*SET EXERCISE*
Repeat the entries below exactly as they appear, with no pictures.

───── PROVIDED DATA

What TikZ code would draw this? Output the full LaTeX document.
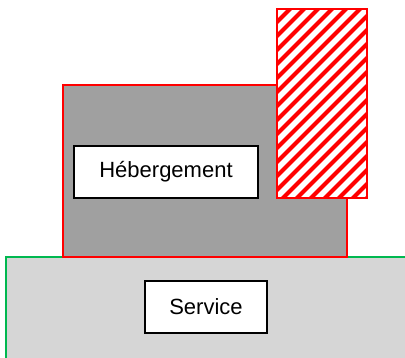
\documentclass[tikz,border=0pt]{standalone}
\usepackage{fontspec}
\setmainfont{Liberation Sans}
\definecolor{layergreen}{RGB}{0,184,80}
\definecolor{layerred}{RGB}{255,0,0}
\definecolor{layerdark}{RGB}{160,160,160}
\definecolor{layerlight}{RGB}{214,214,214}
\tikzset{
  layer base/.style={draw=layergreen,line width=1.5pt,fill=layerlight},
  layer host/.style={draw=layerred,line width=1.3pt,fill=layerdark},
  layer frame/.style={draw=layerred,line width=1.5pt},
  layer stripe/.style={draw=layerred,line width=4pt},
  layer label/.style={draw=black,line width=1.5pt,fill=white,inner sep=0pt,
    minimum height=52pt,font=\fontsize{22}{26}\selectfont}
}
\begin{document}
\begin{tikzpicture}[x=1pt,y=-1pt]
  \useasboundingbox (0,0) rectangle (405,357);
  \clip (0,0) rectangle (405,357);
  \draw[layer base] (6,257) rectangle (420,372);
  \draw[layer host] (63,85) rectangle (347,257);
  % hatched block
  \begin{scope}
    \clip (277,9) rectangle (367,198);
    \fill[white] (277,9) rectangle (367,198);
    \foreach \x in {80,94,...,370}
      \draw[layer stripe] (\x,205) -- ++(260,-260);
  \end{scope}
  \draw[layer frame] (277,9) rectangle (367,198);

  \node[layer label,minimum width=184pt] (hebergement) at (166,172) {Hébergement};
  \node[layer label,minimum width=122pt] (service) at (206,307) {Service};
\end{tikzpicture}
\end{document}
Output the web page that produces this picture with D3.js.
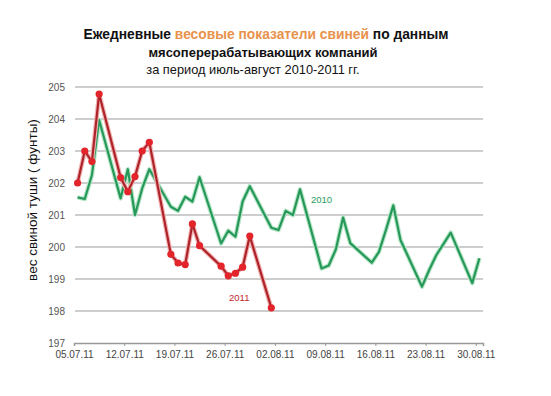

──────────

*RESULT*
What TikZ code would draw this? Output the full LaTeX document.
\documentclass[tikz,border=0pt]{standalone}
\usepackage{fontspec}
\setmainfont{Liberation Sans}
\definecolor{layergreen}{RGB}{0,184,80}
\definecolor{layerred}{RGB}{255,0,0}
\definecolor{layerdark}{RGB}{160,160,160}
\definecolor{layerlight}{RGB}{214,214,214}
\tikzset{
  layer base/.style={draw=layergreen,line width=1.5pt,fill=layerlight},
  layer host/.style={draw=layerred,line width=1.3pt,fill=layerdark},
  layer frame/.style={draw=layerred,line width=1.5pt},
  layer stripe/.style={draw=layerred,line width=4pt},
  layer label/.style={draw=black,line width=1.5pt,fill=white,inner sep=0pt,
    minimum height=52pt,font=\fontsize{22}{26}\selectfont}
}
\begin{document}
\begin{tikzpicture}[x=1pt,y=-1pt]
  \useasboundingbox (0,0) rectangle (405,357);
  \clip (0,0) rectangle (405,357);
  \draw[layer base] (6,257) rectangle (420,372);
  \draw[layer host] (63,85) rectangle (347,257);
  % hatched block
  \begin{scope}
    \clip (277,9) rectangle (367,198);
    \fill[white] (277,9) rectangle (367,198);
    \foreach \x in {80,94,...,370}
      \draw[layer stripe] (\x,205) -- ++(260,-260);
  \end{scope}
  \draw[layer frame] (277,9) rectangle (367,198);

  \node[layer label,minimum width=184pt] (hebergement) at (166,172) {Hébergement};
  \node[layer label,minimum width=122pt] (service) at (206,307) {Service};
\end{tikzpicture}
\end{document}
Output the web page that produces this picture with D3.js.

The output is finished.